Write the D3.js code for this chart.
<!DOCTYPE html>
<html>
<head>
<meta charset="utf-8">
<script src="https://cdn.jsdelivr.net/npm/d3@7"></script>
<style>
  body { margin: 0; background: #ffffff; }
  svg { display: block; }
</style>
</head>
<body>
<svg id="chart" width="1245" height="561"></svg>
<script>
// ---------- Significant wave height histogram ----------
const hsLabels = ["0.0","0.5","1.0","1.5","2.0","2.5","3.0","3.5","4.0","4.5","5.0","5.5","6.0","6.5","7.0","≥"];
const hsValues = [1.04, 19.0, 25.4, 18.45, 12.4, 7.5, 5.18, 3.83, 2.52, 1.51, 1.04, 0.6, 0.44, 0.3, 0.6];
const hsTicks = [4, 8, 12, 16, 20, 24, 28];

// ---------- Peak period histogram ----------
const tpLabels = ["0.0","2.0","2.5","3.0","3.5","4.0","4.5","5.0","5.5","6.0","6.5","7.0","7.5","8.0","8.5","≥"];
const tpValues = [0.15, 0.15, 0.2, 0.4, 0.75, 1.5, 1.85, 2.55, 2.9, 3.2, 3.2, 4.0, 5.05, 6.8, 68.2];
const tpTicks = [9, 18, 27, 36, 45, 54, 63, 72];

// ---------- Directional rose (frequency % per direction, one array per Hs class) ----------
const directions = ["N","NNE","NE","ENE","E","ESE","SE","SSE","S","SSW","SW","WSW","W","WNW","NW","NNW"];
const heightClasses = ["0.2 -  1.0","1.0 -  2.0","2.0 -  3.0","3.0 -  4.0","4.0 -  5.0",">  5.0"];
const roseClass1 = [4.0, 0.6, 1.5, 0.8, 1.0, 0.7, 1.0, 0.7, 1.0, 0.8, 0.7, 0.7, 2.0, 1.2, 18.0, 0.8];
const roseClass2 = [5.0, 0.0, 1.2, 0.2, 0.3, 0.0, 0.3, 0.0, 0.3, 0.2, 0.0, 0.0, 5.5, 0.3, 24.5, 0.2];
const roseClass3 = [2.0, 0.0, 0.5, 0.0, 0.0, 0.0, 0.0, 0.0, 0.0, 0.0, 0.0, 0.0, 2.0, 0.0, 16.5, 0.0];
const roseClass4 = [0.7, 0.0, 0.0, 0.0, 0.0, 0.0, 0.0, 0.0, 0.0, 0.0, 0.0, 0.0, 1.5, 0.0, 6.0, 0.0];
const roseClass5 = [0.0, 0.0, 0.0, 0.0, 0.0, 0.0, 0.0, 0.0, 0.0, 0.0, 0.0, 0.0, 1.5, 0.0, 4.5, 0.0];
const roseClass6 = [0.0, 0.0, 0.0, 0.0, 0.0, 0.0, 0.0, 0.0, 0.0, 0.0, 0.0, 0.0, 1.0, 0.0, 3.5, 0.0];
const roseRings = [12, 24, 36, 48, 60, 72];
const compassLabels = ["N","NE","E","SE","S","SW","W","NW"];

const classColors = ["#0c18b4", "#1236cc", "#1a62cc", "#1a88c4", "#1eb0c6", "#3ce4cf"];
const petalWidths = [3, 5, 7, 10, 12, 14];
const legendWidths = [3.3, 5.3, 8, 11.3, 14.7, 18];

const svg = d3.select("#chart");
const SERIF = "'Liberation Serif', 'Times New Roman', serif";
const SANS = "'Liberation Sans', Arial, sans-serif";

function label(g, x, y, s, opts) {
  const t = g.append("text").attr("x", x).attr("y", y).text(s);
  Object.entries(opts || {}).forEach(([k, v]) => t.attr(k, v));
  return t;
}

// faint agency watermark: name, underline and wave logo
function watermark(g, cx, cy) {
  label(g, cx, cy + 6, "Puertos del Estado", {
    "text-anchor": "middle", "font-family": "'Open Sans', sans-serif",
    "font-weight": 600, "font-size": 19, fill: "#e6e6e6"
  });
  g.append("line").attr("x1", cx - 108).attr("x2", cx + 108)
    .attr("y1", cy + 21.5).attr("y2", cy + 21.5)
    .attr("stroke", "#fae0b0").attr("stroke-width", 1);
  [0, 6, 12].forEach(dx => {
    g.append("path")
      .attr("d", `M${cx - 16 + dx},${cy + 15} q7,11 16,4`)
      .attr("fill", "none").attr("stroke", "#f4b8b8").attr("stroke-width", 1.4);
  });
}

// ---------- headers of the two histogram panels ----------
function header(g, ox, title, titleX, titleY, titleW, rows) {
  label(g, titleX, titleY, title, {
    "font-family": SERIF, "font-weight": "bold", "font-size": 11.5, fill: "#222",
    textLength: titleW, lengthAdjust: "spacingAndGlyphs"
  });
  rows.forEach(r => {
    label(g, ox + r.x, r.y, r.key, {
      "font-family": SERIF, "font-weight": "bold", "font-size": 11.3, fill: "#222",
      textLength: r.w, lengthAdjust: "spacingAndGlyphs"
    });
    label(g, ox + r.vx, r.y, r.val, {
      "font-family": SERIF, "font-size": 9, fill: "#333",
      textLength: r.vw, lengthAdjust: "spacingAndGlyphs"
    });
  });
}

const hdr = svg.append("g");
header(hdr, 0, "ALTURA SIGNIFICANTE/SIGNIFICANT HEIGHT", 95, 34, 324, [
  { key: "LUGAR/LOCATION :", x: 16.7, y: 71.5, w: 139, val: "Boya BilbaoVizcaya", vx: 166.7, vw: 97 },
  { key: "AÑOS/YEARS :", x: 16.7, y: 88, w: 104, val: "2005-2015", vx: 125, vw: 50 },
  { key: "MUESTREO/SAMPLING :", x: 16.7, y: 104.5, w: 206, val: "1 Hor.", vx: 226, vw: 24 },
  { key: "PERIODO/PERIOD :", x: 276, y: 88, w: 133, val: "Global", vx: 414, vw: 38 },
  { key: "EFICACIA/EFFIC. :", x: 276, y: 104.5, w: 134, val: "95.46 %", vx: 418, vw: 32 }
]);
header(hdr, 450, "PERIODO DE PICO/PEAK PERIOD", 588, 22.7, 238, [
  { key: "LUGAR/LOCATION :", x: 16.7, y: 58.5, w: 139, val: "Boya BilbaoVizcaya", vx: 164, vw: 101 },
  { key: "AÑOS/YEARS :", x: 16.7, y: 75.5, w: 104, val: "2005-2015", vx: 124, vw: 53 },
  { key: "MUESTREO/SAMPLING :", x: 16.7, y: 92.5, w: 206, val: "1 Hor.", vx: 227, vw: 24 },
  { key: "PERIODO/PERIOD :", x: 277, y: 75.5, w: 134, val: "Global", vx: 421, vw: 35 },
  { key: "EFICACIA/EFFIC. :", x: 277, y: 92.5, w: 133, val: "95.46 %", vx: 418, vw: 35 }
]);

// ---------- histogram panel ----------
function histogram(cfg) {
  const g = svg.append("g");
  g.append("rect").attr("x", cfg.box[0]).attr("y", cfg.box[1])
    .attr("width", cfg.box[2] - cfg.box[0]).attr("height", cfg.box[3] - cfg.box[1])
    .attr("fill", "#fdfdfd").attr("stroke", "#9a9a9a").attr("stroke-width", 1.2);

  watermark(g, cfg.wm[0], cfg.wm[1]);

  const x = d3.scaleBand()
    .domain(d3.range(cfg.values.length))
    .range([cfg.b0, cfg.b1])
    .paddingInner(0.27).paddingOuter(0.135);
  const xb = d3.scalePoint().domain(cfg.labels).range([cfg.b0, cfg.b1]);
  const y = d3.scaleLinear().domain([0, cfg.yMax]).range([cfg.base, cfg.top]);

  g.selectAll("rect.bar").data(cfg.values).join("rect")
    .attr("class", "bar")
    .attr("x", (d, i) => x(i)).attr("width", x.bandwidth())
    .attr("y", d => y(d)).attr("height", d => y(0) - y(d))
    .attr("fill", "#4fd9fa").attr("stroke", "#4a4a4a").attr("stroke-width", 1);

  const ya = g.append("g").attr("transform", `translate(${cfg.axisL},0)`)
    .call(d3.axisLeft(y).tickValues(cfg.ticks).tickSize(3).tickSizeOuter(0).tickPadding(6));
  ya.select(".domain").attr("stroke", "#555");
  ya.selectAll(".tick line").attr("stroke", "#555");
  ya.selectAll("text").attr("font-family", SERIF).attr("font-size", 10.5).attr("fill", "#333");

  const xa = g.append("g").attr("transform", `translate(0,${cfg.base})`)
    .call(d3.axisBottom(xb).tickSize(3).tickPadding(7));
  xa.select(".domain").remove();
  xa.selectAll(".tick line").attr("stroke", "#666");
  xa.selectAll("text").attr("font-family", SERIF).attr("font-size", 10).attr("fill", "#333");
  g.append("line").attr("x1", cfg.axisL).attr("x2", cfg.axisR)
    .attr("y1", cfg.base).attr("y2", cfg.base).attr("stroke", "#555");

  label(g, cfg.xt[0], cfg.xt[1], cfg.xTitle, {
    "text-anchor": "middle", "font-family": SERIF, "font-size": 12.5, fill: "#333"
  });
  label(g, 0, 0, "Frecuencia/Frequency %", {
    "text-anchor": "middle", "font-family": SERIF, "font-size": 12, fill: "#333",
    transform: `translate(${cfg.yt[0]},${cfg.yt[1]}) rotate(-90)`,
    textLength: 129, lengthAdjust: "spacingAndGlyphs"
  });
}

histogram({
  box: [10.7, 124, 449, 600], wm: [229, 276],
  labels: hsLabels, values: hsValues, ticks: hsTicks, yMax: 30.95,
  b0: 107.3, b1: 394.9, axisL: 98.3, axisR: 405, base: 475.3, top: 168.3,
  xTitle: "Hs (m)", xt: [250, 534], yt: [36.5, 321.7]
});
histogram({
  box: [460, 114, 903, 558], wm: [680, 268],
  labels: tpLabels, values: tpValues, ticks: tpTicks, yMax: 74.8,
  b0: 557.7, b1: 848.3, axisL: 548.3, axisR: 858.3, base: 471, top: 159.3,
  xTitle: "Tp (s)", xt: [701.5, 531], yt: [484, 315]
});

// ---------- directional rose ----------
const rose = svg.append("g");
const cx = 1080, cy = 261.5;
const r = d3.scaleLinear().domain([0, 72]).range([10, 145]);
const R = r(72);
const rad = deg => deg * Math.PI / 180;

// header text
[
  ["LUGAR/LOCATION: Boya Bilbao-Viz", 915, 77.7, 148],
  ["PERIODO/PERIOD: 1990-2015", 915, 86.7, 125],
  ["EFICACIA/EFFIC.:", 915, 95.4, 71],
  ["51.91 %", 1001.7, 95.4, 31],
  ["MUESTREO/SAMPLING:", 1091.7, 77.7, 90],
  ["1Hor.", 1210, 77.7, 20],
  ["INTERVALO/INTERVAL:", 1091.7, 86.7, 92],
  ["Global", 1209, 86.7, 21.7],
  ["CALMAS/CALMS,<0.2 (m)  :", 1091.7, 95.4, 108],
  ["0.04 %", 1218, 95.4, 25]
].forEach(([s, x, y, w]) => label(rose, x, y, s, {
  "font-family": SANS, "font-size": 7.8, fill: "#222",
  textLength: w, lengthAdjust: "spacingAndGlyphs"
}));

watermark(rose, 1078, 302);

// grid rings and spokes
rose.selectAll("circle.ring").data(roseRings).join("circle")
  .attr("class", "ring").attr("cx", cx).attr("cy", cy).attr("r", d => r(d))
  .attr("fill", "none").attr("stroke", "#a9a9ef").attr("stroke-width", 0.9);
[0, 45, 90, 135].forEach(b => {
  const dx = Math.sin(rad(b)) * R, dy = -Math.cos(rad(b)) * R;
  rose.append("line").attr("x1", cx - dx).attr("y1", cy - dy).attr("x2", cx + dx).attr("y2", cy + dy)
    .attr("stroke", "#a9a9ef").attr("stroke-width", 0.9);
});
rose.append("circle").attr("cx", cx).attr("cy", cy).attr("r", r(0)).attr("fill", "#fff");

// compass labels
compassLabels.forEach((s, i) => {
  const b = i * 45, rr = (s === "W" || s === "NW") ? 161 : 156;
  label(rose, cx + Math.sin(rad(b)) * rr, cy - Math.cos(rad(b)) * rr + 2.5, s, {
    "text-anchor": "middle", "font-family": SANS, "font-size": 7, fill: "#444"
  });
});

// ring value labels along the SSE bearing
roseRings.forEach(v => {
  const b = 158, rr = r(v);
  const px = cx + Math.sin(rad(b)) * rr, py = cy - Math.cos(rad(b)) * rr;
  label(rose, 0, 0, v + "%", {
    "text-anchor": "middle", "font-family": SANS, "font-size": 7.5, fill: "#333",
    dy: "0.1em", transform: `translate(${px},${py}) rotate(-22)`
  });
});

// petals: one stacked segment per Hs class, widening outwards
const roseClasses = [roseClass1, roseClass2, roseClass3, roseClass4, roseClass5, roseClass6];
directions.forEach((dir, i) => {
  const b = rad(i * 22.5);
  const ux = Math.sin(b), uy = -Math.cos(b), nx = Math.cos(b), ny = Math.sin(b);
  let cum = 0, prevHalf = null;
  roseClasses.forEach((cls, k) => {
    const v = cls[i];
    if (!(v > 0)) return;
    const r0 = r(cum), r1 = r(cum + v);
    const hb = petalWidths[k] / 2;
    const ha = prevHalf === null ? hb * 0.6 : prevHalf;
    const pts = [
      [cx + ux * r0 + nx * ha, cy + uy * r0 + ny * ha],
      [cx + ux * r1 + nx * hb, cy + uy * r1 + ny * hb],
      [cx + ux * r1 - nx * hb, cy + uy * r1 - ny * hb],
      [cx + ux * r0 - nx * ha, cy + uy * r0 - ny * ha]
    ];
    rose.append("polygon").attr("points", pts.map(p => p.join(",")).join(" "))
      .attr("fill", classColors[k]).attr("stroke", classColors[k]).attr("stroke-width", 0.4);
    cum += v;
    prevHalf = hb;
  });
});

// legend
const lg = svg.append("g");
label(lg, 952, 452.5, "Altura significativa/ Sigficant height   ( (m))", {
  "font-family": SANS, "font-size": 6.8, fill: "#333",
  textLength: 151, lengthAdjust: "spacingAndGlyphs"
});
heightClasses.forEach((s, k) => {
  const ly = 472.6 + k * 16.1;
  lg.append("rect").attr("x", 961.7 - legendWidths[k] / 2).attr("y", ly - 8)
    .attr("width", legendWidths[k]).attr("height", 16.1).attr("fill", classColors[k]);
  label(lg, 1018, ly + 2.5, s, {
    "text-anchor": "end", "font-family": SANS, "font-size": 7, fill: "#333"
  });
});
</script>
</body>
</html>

• • • • • • •

Look through the data and show every line containing "chart".

[WRITTEN RESPONSE]
Write the D3.js code for this chart.
<svg id="chart" width="1245" height="561"></svg>
const svg = d3.select("#chart");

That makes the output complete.